Destroyed him. Tortured and brutally murdered that fourteen year old black boy. His body was found in the river three days later. Completely unrecognizable.
And I want to tell you the rest of the story because what his mother did is amazing. But for a minute let’s just sit in the horror.
Say his name.
Emmett Till.
“Bobo.”
Fourteen years old.
Mamie Till was back in Chicago when she received the worst news. The news all mothers fear, and black mothers fear in a way that I will never fully understand. And do you know what that courageous woman did? She had her baby’s body shipped back to Chicago and insisted on having a public viewing with an OPEN CASKET. As she explained, she wanted to "let the world see what has happened, because there is no way I could describe this. And I needed somebody to help me tell what it was like." His body was viewed by thousands of people over the course of five days and photos were published in national publications.
The murderers were acquitted by an all white, all male, jury. Acquitted. Many people believe that this was the event that galvanized the black community and started the civil rights movement. (Please take some time to read the whole powerful and important story.)

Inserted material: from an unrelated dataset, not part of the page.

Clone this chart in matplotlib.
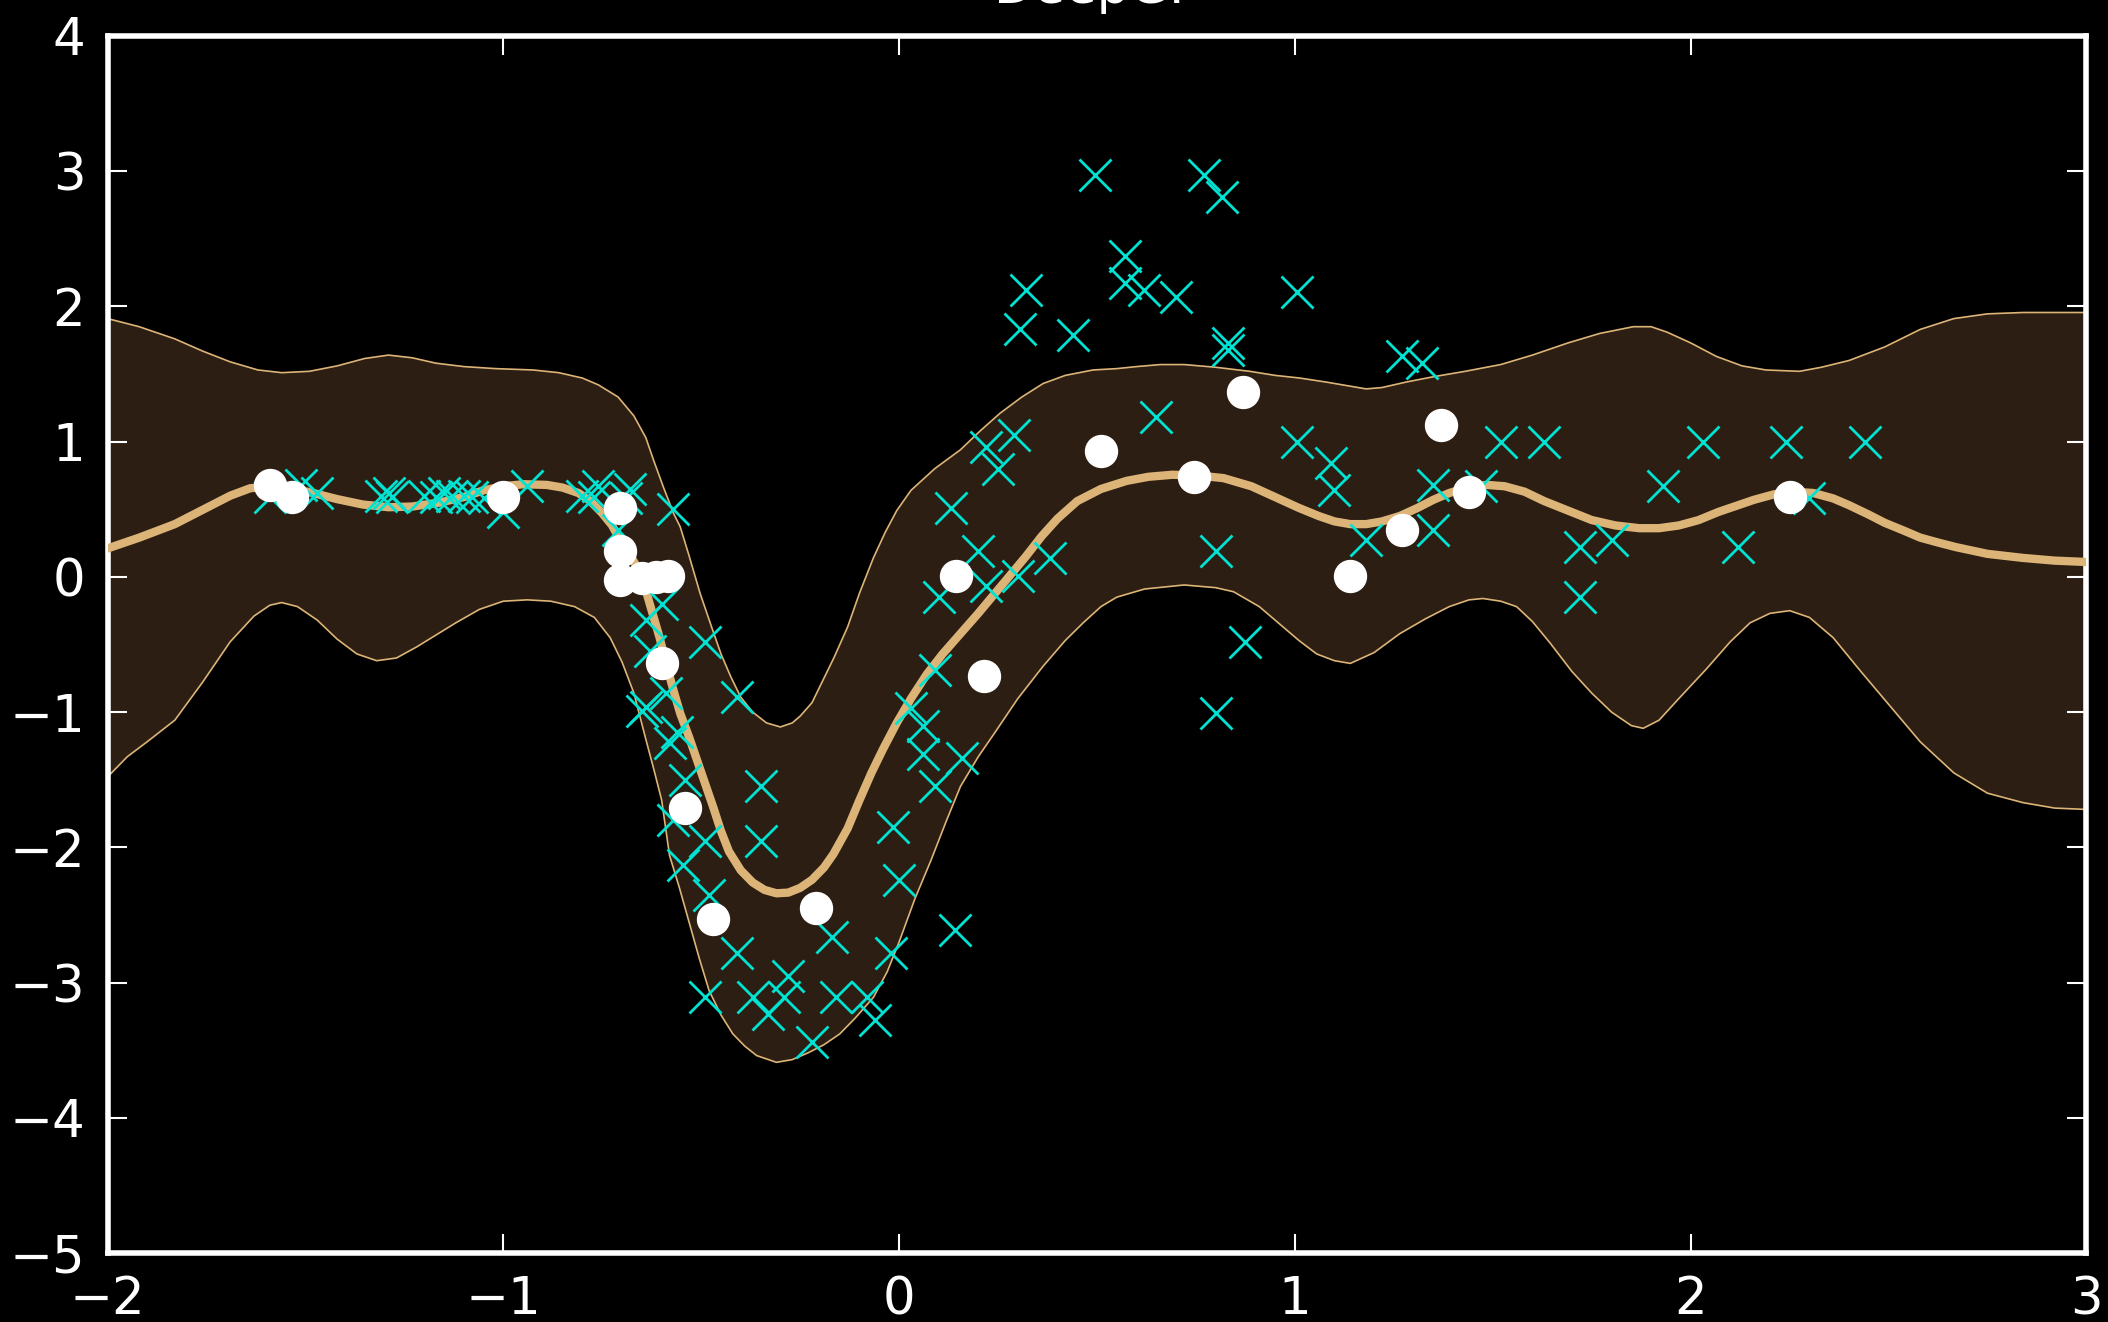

Fast forward to today. To George Floyd’s brutal murder. We saw it. We all saw it with our own eyes. No one has to try to describe to us what happened because we saw the whole brutal, horrifying, thing. And my prayer is that the death of George Floyd will be the event that galvanizes the white community. That our eyes will be opened to see the realities our friends of color have seen in full clarity for many, many years. And that in seeing, we will be changed.